■ What is expected
Omit any picture, and return the remaining data exactly as written.

■ Dataset extract
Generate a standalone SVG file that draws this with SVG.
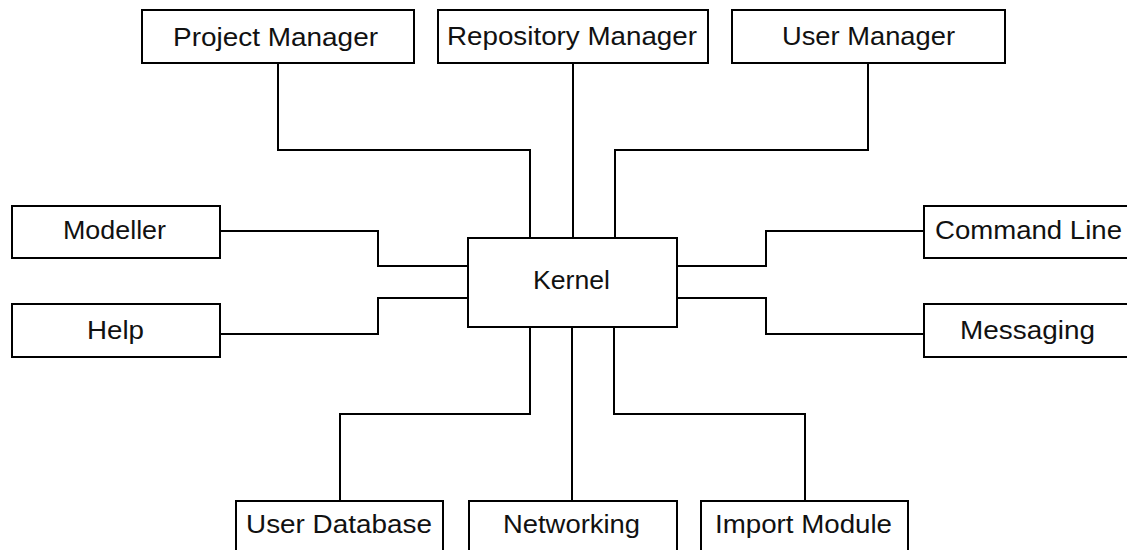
<svg xmlns="http://www.w3.org/2000/svg" width="1127" height="550" viewBox="0 0 1127 550">
<style>
.box{fill:#fff;stroke:#000;stroke-width:2}
.lbl{font-family:"Liberation Sans",Arial,sans-serif;font-size:26px;fill:#111;text-anchor:middle}
.conn{fill:none;stroke:#000;stroke-width:2}
</style>
<rect width="1127" height="550" fill="#fff"/>
<g id="connectors">
<polyline class="conn" points="278,63 278,150 530,150 530,238"/>
<polyline class="conn" points="573,63 573,238"/>
<polyline class="conn" points="868,63 868,150 615,150 615,238"/>
<polyline class="conn" points="220,231 378,231 378,266 468,266"/>
<polyline class="conn" points="220,334 378,334 378,298 468,298"/>
<polyline class="conn" points="924,231 766,231 766,266 677,266"/>
<polyline class="conn" points="924,334 766,334 766,298 677,298"/>
<polyline class="conn" points="530,327 530,414 340,414 340,501"/>
<polyline class="conn" points="572,327 572,501"/>
<polyline class="conn" points="614,327 614,414 805,414 805,501"/>
</g>
<g id="project-manager"><rect class="box" x="142" y="10" width="272" height="53"/><text class="lbl" x="275.5" y="46" textLength="205" lengthAdjust="spacingAndGlyphs">Project Manager</text></g>
<g id="repository-manager"><rect class="box" x="438" y="10" width="270" height="53"/><text class="lbl" x="572" y="45" textLength="250" lengthAdjust="spacingAndGlyphs">Repository Manager</text></g>
<g id="user-manager"><rect class="box" x="732" y="10" width="273" height="53"/><text class="lbl" x="868.5" y="45" textLength="173" lengthAdjust="spacingAndGlyphs">User Manager</text></g>
<g id="modeller"><rect class="box" x="12" y="206" width="208" height="52"/><text class="lbl" x="114.5" y="239" textLength="103" lengthAdjust="spacingAndGlyphs">Modeller</text></g>
<g id="help"><rect class="box" x="12" y="304" width="208" height="53"/><text class="lbl" x="115.5" y="339" textLength="57" lengthAdjust="spacingAndGlyphs">Help</text></g>
<g id="kernel"><rect class="box" x="468" y="238" width="209" height="89"/><text class="lbl" x="571.5" y="289" textLength="77" lengthAdjust="spacingAndGlyphs">Kernel</text></g>
<g id="command-line"><rect class="box" x="924" y="206" width="210" height="52"/><text class="lbl" x="935" y="239" style="text-anchor:start" textLength="187" lengthAdjust="spacingAndGlyphs">Command Line</text></g>
<g id="messaging"><rect class="box" x="924" y="304" width="210" height="53"/><text class="lbl" x="1027.5" y="339" textLength="135" lengthAdjust="spacingAndGlyphs">Messaging</text></g>
<g id="user-database"><rect class="box" x="236" y="501" width="207" height="60"/><text class="lbl" x="339" y="533" textLength="186" lengthAdjust="spacingAndGlyphs">User Database</text></g>
<g id="networking"><rect class="box" x="469" y="501" width="208" height="60"/><text class="lbl" x="571.5" y="533" textLength="137" lengthAdjust="spacingAndGlyphs">Networking</text></g>
<g id="import-module"><rect class="box" x="701" y="501" width="207" height="60"/><text class="lbl" x="803.5" y="533" textLength="177" lengthAdjust="spacingAndGlyphs">Import Module</text></g>
</svg>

■ Task result
Generate a standalone SVG file that draws this with SVG.
<svg xmlns="http://www.w3.org/2000/svg" width="1127" height="550" viewBox="0 0 1127 550">
<style>
.box{fill:#fff;stroke:#000;stroke-width:2}
.lbl{font-family:"Liberation Sans",Arial,sans-serif;font-size:26px;fill:#111;text-anchor:middle}
.conn{fill:none;stroke:#000;stroke-width:2}
</style>
<rect width="1127" height="550" fill="#fff"/>
<g id="connectors">
<polyline class="conn" points="278,63 278,150 530,150 530,238"/>
<polyline class="conn" points="573,63 573,238"/>
<polyline class="conn" points="868,63 868,150 615,150 615,238"/>
<polyline class="conn" points="220,231 378,231 378,266 468,266"/>
<polyline class="conn" points="220,334 378,334 378,298 468,298"/>
<polyline class="conn" points="924,231 766,231 766,266 677,266"/>
<polyline class="conn" points="924,334 766,334 766,298 677,298"/>
<polyline class="conn" points="530,327 530,414 340,414 340,501"/>
<polyline class="conn" points="572,327 572,501"/>
<polyline class="conn" points="614,327 614,414 805,414 805,501"/>
</g>
<g id="project-manager"><rect class="box" x="142" y="10" width="272" height="53"/><text class="lbl" x="275.5" y="46" textLength="205" lengthAdjust="spacingAndGlyphs">Project Manager</text></g>
<g id="repository-manager"><rect class="box" x="438" y="10" width="270" height="53"/><text class="lbl" x="572" y="45" textLength="250" lengthAdjust="spacingAndGlyphs">Repository Manager</text></g>
<g id="user-manager"><rect class="box" x="732" y="10" width="273" height="53"/><text class="lbl" x="868.5" y="45" textLength="173" lengthAdjust="spacingAndGlyphs">User Manager</text></g>
<g id="modeller"><rect class="box" x="12" y="206" width="208" height="52"/><text class="lbl" x="114.5" y="239" textLength="103" lengthAdjust="spacingAndGlyphs">Modeller</text></g>
<g id="help"><rect class="box" x="12" y="304" width="208" height="53"/><text class="lbl" x="115.5" y="339" textLength="57" lengthAdjust="spacingAndGlyphs">Help</text></g>
<g id="kernel"><rect class="box" x="468" y="238" width="209" height="89"/><text class="lbl" x="571.5" y="289" textLength="77" lengthAdjust="spacingAndGlyphs">Kernel</text></g>
<g id="command-line"><rect class="box" x="924" y="206" width="210" height="52"/><text class="lbl" x="935" y="239" style="text-anchor:start" textLength="187" lengthAdjust="spacingAndGlyphs">Command Line</text></g>
<g id="messaging"><rect class="box" x="924" y="304" width="210" height="53"/><text class="lbl" x="1027.5" y="339" textLength="135" lengthAdjust="spacingAndGlyphs">Messaging</text></g>
<g id="user-database"><rect class="box" x="236" y="501" width="207" height="60"/><text class="lbl" x="339" y="533" textLength="186" lengthAdjust="spacingAndGlyphs">User Database</text></g>
<g id="networking"><rect class="box" x="469" y="501" width="208" height="60"/><text class="lbl" x="571.5" y="533" textLength="137" lengthAdjust="spacingAndGlyphs">Networking</text></g>
<g id="import-module"><rect class="box" x="701" y="501" width="207" height="60"/><text class="lbl" x="803.5" y="533" textLength="177" lengthAdjust="spacingAndGlyphs">Import Module</text></g>
</svg>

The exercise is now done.